- Short problem: Drop every picture, then transcribe the remaining data exactly.

- Supplied data:
— Start —
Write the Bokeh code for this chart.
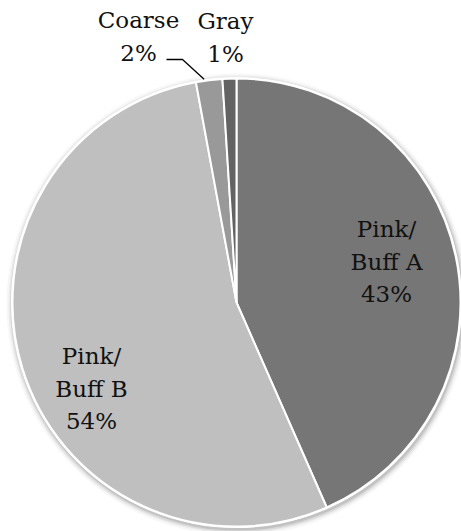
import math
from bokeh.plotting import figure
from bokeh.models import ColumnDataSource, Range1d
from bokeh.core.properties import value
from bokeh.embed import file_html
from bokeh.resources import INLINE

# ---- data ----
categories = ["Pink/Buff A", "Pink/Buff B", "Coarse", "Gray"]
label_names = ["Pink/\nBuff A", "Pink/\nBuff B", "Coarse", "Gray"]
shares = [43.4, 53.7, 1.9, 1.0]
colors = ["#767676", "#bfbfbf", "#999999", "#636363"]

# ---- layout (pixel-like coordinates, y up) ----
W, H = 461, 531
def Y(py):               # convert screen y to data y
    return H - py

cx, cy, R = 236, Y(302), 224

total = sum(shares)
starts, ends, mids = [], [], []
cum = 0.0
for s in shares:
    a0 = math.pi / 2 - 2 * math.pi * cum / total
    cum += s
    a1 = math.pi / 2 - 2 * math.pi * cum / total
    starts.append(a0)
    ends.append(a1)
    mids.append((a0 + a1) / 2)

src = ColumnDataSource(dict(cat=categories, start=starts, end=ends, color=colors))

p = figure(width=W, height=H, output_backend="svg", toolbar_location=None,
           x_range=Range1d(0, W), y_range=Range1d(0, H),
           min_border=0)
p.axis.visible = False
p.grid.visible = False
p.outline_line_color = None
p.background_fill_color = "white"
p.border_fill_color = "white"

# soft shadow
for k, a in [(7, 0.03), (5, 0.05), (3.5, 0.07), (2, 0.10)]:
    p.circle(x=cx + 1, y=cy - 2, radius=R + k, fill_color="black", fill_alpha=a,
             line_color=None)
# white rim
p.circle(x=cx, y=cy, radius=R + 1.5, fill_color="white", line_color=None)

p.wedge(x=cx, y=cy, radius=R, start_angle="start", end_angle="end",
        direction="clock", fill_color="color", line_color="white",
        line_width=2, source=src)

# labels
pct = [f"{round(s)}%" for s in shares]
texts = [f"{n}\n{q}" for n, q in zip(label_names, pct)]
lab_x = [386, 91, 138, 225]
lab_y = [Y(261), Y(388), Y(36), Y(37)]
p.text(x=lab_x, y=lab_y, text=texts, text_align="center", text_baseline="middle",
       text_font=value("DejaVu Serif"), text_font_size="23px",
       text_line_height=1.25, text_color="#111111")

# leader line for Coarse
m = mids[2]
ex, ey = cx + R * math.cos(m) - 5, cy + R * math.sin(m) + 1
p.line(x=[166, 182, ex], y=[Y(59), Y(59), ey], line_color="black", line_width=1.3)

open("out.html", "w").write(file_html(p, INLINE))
— End —
- Correct output:
Write the Bokeh code for this chart.
import math
from bokeh.plotting import figure
from bokeh.models import ColumnDataSource, Range1d
from bokeh.core.properties import value
from bokeh.embed import file_html
from bokeh.resources import INLINE

# ---- data ----
categories = ["Pink/Buff A", "Pink/Buff B", "Coarse", "Gray"]
label_names = ["Pink/\nBuff A", "Pink/\nBuff B", "Coarse", "Gray"]
shares = [43.4, 53.7, 1.9, 1.0]
colors = ["#767676", "#bfbfbf", "#999999", "#636363"]

# ---- layout (pixel-like coordinates, y up) ----
W, H = 461, 531
def Y(py):               # convert screen y to data y
    return H - py

cx, cy, R = 236, Y(302), 224

total = sum(shares)
starts, ends, mids = [], [], []
cum = 0.0
for s in shares:
    a0 = math.pi / 2 - 2 * math.pi * cum / total
    cum += s
    a1 = math.pi / 2 - 2 * math.pi * cum / total
    starts.append(a0)
    ends.append(a1)
    mids.append((a0 + a1) / 2)

src = ColumnDataSource(dict(cat=categories, start=starts, end=ends, color=colors))

p = figure(width=W, height=H, output_backend="svg", toolbar_location=None,
           x_range=Range1d(0, W), y_range=Range1d(0, H),
           min_border=0)
p.axis.visible = False
p.grid.visible = False
p.outline_line_color = None
p.background_fill_color = "white"
p.border_fill_color = "white"

# soft shadow
for k, a in [(7, 0.03), (5, 0.05), (3.5, 0.07), (2, 0.10)]:
    p.circle(x=cx + 1, y=cy - 2, radius=R + k, fill_color="black", fill_alpha=a,
             line_color=None)
# white rim
p.circle(x=cx, y=cy, radius=R + 1.5, fill_color="white", line_color=None)

p.wedge(x=cx, y=cy, radius=R, start_angle="start", end_angle="end",
        direction="clock", fill_color="color", line_color="white",
        line_width=2, source=src)

# labels
pct = [f"{round(s)}%" for s in shares]
texts = [f"{n}\n{q}" for n, q in zip(label_names, pct)]
lab_x = [386, 91, 138, 225]
lab_y = [Y(261), Y(388), Y(36), Y(37)]
p.text(x=lab_x, y=lab_y, text=texts, text_align="center", text_baseline="middle",
       text_font=value("DejaVu Serif"), text_font_size="23px",
       text_line_height=1.25, text_color="#111111")

# leader line for Coarse
m = mids[2]
ex, ey = cx + R * math.cos(m) - 5, cy + R * math.sin(m) + 1
p.line(x=[166, 182, ex], y=[Y(59), Y(59), ey], line_color="black", line_width=1.3)

open("out.html", "w").write(file_html(p, INLINE))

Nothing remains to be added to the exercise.